Campaign firm wants to skip disclosures for mobile ads

A liberal campaign firm wants to be able to display political ads on mobile devices without including the usual disclosure statement.

In a letter to the Federal Election Commission (FEC) on Wednesday, Revolution Messaging argues that the disclosure rules make it impossible for campaigns to advertise on small smartphone screens.

“Many of our clients have been unable to take advantage of mobile advertising capabilities after being told they need to include a disclaimer. It’s an impossible request because the disclaimer would end up larger than the ad itself,” Keegan Goudiss, the firm's head of digital advertising, said in a statement. 

The FEC requires ads to state which campaign or group is paying for the message, and outside groups must state whether the message was authorized by the candidate.
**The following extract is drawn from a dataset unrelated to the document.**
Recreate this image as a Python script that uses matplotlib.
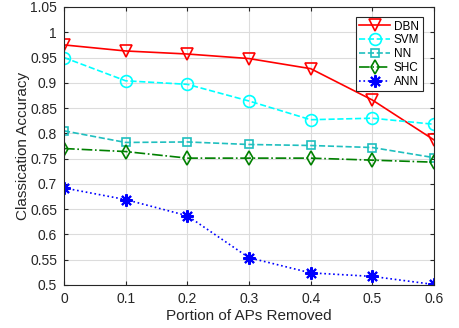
import matplotlib
matplotlib.use("Agg")
import matplotlib.pyplot as plt

plt.rcParams['font.family'] = ['Liberation Sans', 'DejaVu Sans']

portion = [0, 0.1, 0.2, 0.3, 0.4, 0.5, 0.6]
dbn = [0.975, 0.963, 0.957, 0.948, 0.928, 0.866, 0.787]
svm = [0.950, 0.904, 0.897, 0.864, 0.827, 0.830, 0.818]
nn = [0.805, 0.782, 0.783, 0.778, 0.776, 0.772, 0.752]
shc = [0.770, 0.764, 0.751, 0.751, 0.751, 0.747, 0.743]
ann = [0.692, 0.669, 0.637, 0.554, 0.524, 0.517, 0.501]

fig = plt.figure(figsize=(4.59, 3.28), dpi=100)
ax = fig.add_axes([64 / 459, 1 - 285 / 328, 370 / 459, 278 / 328])

# asterisk like matlab's '*'
asterisk = (8, 2, 0)

ax.plot(portion, dbn, '-', color='red', marker='v', ms=8, mfc='none', mew=1.2, lw=1.2, label='DBN')
ax.plot(portion, svm, '--', color='cyan', marker='o', ms=8.5, mfc='none', mew=1.2, lw=1.2, label='SVM')
ax.plot(portion, nn, '--', color='#1fbfbf', marker='s', ms=5.5, mfc='none', mew=1.2, lw=1.2, label='NN')
ax.plot(portion, shc, '-.', color='#008000', marker='d', ms=7.5, mfc='none', mew=1.2, lw=1.2, label='SHC')
ax.plot(portion, ann, ':', color='blue', marker=asterisk, ms=9, mew=1.5, lw=1.2, label='ANN')

ax.set_xlim(0, 0.6)
ax.set_ylim(0.5, 1.05)
ax.set_xticks(portion)
ax.set_xticklabels(['0', '0.1', '0.2', '0.3', '0.4', '0.5', '0.6'])
yt = [0.5, 0.55, 0.6, 0.65, 0.7, 0.75, 0.8, 0.85, 0.9, 0.95, 1.0, 1.05]
ax.set_yticks(yt)
ax.set_yticklabels(['0.5', '0.55', '0.6', '0.65', '0.7', '0.75', '0.8', '0.85', '0.9', '0.95', '1', '1.05'])
ax.grid(True, color='#dcdcdc', lw=0.8)
ax.set_axisbelow(True)
ax.tick_params(direction='in', labelsize=10, colors='#262626', length=3, top=True, right=True, pad=5)
for s in ax.spines.values():
    s.set_color('#262626')
ax.set_xlabel('Portion of APs Removed', fontsize=11, color='#262626', labelpad=2)
ax.set_ylabel('Classication Accuracy', fontsize=11, color='#262626', labelpad=0)

leg = ax.legend(loc='upper right', fontsize=8.5, fancybox=False, framealpha=1,
                edgecolor='#262626', handlelength=2.6, borderpad=0.3, labelspacing=0.15,
                handletextpad=0.3, bbox_to_anchor=(0.985, 0.985))
leg.get_frame().set_linewidth(0.8)

fig.savefig('out.png', dpi=100)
The agency requires that print disclosures be "clearly readable."  

Revolution Messaging notes that the FEC already exempts bumper stickers, pins, buttons and other small items from the disclosure requirements.

"These mobile advertisements are 'small' under any reasonable definition of 'small.' In fact, these advertisements are physically far smaller than other items expressly exempt from the disclosure requirements because due to their physical size," the firm writes in the filing.

Smartphones have exploded in popularity in recent years, and many Americans rely on mobile devices as their only way to access the Internet. About 56 percent of U.S. adults own a smartphone of some kind, according to the most recent Pew Center study. 

The growing popularity of mobile computing makes it an attractive target for advertisers, including political campaigns.